Collected material:
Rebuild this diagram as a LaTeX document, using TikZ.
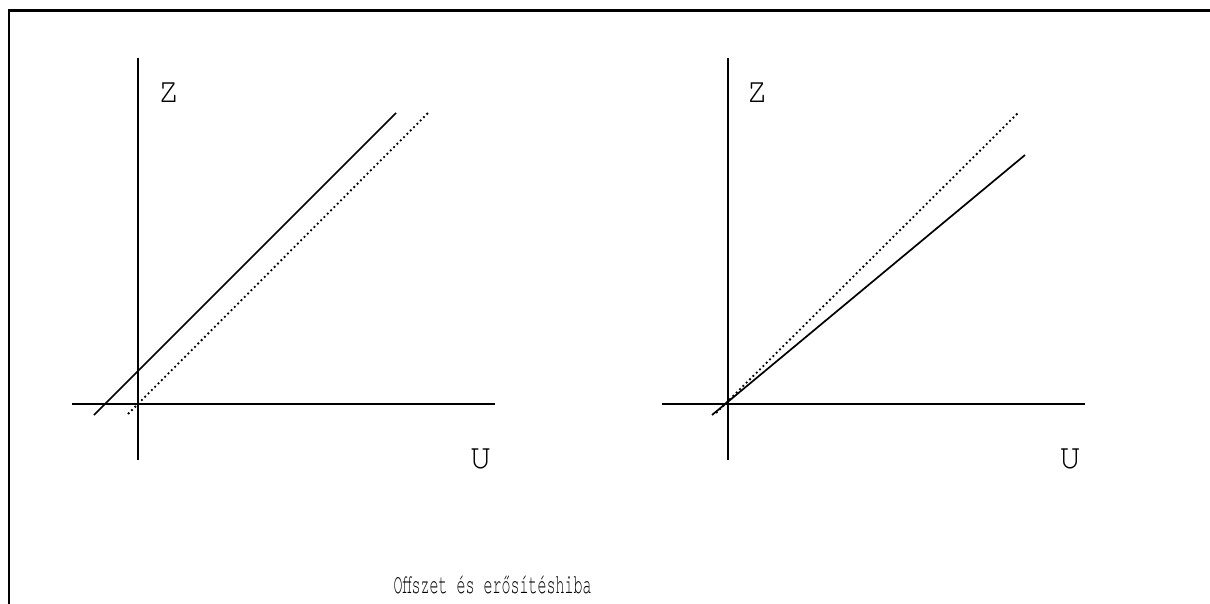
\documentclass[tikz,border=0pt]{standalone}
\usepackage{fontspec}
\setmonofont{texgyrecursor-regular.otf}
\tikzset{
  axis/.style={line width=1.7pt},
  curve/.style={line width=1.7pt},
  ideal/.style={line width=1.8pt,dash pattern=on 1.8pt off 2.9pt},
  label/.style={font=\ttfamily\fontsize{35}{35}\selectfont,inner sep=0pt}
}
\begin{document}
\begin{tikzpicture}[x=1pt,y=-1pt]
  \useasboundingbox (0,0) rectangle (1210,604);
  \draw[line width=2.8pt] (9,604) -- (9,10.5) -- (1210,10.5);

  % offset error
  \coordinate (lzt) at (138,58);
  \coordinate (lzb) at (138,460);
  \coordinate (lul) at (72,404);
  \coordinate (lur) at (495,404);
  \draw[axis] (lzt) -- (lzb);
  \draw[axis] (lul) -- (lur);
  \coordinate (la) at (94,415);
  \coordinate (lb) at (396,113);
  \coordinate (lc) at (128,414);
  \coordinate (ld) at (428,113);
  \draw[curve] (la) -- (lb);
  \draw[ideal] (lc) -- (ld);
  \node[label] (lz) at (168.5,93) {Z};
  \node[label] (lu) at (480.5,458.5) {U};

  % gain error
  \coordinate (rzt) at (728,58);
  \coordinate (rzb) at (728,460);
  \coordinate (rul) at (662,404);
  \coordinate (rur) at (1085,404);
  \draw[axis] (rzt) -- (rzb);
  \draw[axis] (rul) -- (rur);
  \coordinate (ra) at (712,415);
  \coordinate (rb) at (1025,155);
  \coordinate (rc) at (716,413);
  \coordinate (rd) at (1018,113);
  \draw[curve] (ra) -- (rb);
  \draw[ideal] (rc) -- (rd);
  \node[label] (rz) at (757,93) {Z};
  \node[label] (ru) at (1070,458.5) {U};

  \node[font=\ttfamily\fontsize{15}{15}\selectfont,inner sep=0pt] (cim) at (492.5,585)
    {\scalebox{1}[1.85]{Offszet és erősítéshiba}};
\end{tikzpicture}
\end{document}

Set task:
Restate the whole listing above exactly, please, omitting every image.

Output of the task:
Rebuild this diagram as a LaTeX document, using TikZ.
\documentclass[tikz,border=0pt]{standalone}
\usepackage{fontspec}
\setmonofont{texgyrecursor-regular.otf}
\tikzset{
  axis/.style={line width=1.7pt},
  curve/.style={line width=1.7pt},
  ideal/.style={line width=1.8pt,dash pattern=on 1.8pt off 2.9pt},
  label/.style={font=\ttfamily\fontsize{35}{35}\selectfont,inner sep=0pt}
}
\begin{document}
\begin{tikzpicture}[x=1pt,y=-1pt]
  \useasboundingbox (0,0) rectangle (1210,604);
  \draw[line width=2.8pt] (9,604) -- (9,10.5) -- (1210,10.5);

  % offset error
  \coordinate (lzt) at (138,58);
  \coordinate (lzb) at (138,460);
  \coordinate (lul) at (72,404);
  \coordinate (lur) at (495,404);
  \draw[axis] (lzt) -- (lzb);
  \draw[axis] (lul) -- (lur);
  \coordinate (la) at (94,415);
  \coordinate (lb) at (396,113);
  \coordinate (lc) at (128,414);
  \coordinate (ld) at (428,113);
  \draw[curve] (la) -- (lb);
  \draw[ideal] (lc) -- (ld);
  \node[label] (lz) at (168.5,93) {Z};
  \node[label] (lu) at (480.5,458.5) {U};

  % gain error
  \coordinate (rzt) at (728,58);
  \coordinate (rzb) at (728,460);
  \coordinate (rul) at (662,404);
  \coordinate (rur) at (1085,404);
  \draw[axis] (rzt) -- (rzb);
  \draw[axis] (rul) -- (rur);
  \coordinate (ra) at (712,415);
  \coordinate (rb) at (1025,155);
  \coordinate (rc) at (716,413);
  \coordinate (rd) at (1018,113);
  \draw[curve] (ra) -- (rb);
  \draw[ideal] (rc) -- (rd);
  \node[label] (rz) at (757,93) {Z};
  \node[label] (ru) at (1070,458.5) {U};

  \node[font=\ttfamily\fontsize{15}{15}\selectfont,inner sep=0pt] (cim) at (492.5,585)
    {\scalebox{1}[1.85]{Offszet és erősítéshiba}};
\end{tikzpicture}
\end{document}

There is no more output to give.